In contrast, a Republican Administration and Congress will partner with local governments through cooperative enforcement agreements in Section 287g of the Immigration and Nationality Act to make communities safer for all and will consider, in light of both current needs and historic practice, the utility of a legal and reliable source of foreign labor where needed through a new guest worker program. We will create humane procedures to encourage illegal aliens to return home voluntarily, while enforcing the law against those who overstay their visas.

State efforts to reduce illegal immigration must be encouraged, not attacked. The pending Department of Justice lawsuits against Arizona, Alabama, South Carolina, and Utah must be dismissed immediately. The double-layered fencing on the border that was enacted by Congress in 2006, but never completed, must finally be built. In order to restore the rule of law, federal funding should be denied to sanctuary cities that violate federal law and endanger their own citizens, and federal funding should be denied to universities that provide instate tuition rates to illegal aliens, in open defiance of federal law.

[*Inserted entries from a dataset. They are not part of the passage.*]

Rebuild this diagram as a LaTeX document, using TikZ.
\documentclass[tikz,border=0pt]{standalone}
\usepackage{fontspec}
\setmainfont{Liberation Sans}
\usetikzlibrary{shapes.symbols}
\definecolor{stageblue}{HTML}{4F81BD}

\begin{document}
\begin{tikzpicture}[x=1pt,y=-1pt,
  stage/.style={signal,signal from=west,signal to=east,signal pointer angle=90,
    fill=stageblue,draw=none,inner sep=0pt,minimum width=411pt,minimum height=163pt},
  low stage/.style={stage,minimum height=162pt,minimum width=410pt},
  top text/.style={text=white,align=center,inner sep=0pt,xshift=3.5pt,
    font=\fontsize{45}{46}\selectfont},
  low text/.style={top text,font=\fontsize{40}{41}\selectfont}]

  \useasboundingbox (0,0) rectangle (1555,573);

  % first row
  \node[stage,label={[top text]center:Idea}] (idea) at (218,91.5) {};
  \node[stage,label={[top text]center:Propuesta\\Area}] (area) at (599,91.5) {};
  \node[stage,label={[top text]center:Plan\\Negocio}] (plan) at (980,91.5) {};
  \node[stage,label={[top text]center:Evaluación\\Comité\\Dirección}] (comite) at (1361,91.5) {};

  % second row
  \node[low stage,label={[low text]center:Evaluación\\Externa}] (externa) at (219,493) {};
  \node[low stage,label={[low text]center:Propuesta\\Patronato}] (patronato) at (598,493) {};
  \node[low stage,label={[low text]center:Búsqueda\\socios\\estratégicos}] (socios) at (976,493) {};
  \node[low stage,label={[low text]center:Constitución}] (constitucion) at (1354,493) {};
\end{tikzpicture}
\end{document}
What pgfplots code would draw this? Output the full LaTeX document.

We are grateful to the thousands of new immigrants, many of them not yet citizens, who are serving in the Armed Forces. Their patriotism should encourage us all to embrace the newcomers legally among us, assist their journey to full citizenship, and help their communities avoid isolation from the mainstream of society. To that end, while we encourage the retention and transmission of heritage tongues, we support English as the nation's official language, a unifying force essential for the educational and economic advancement of—not only immigrant communities—but also our nation as a whole."